Wednesday, August 28, 2013

The Rose of Arabie: Hammam Bouquet



Having been in the midst of moving and law school exams, I have not had much time to post, but I hope to get started again soon. I recently moved into a quaint Victorian boardinghouse in the historic downtown of Redlands, California and it really reminds me of the quality building modern society has all but forgotten: oak crown molding, door frames, gallery balconies, attics, cellars, leaded-crystal door knobs, lath and plaster walls, etc. Despite it being a terrible time in the year to wear heavy Victorian fragrances, I feel inspired to mention Hammam Bouquet by Penhaligons—vintage of course. How vintage? Perhaps 5-10 years old—and believe me, it makes a big difference. HB was reformulated within the last couple of years and is no longer a powdery, animalic rose; now it is just powdery.

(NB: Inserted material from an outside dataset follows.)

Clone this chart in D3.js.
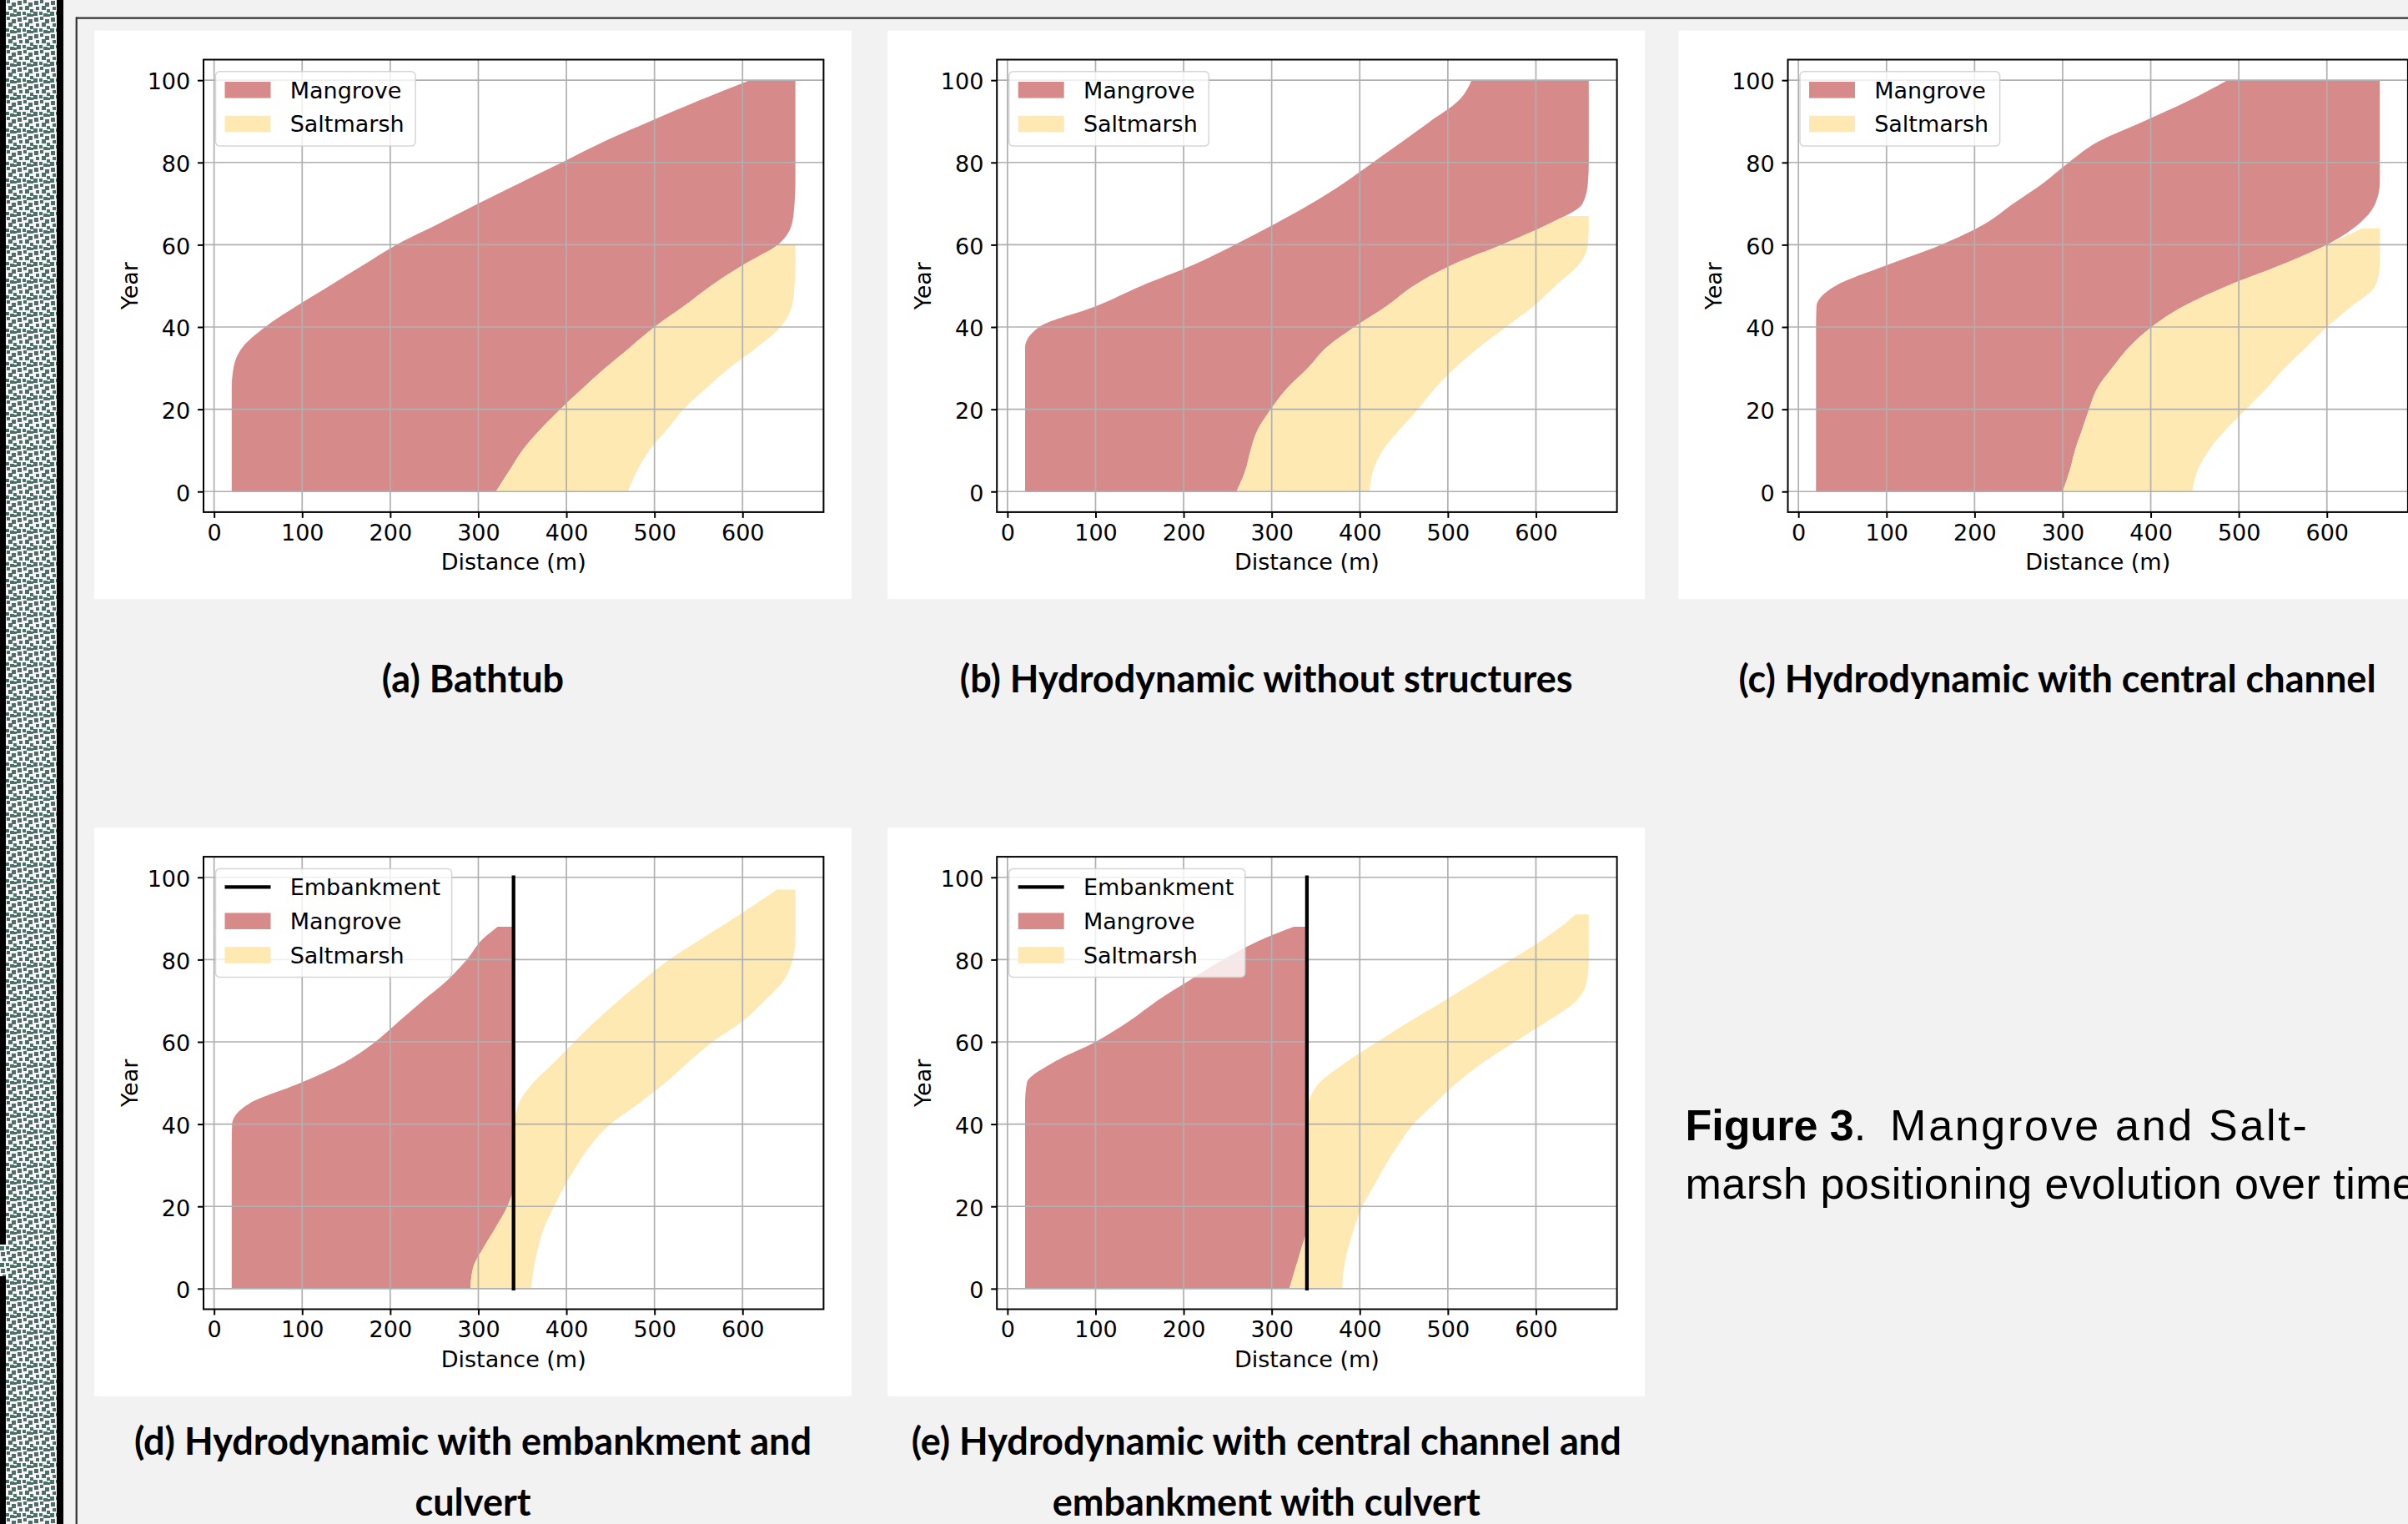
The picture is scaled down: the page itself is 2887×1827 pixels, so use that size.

Hammam Bouquet, in its proper form (vintage extract would be even better) is basically a seminar in Victorian tastes and all things that were admired, at least in fragrance, during this era in history. Tastes changed slowly before the commercialization of society starting in the 1920s. In fact, it took almost half a century for the older, lighter eau de cologne styles famed by Napoleon took lose footing to the newer, heavier, musky fragrances inspired by the Orient (not Orient as in Japan and China as we would think today, but as in Arabia, Turkey, Morocco, Persia, etc.—the common meaning of the term at the time). Turkish, Moroccan, and the awe-inspiring Bulgarian Rose Otto, Grasse Jasmine, civet, musk, oppoponax, myrrh, incense gums, rich balsams, Venetian Orris, French lavender, and Mysore Sandalwood would have been just a few of the rich ingredients available to the perfumerer.

Alas, Penhaligons is now going the way of all the other traditional English houses—into the trash bin of history that is.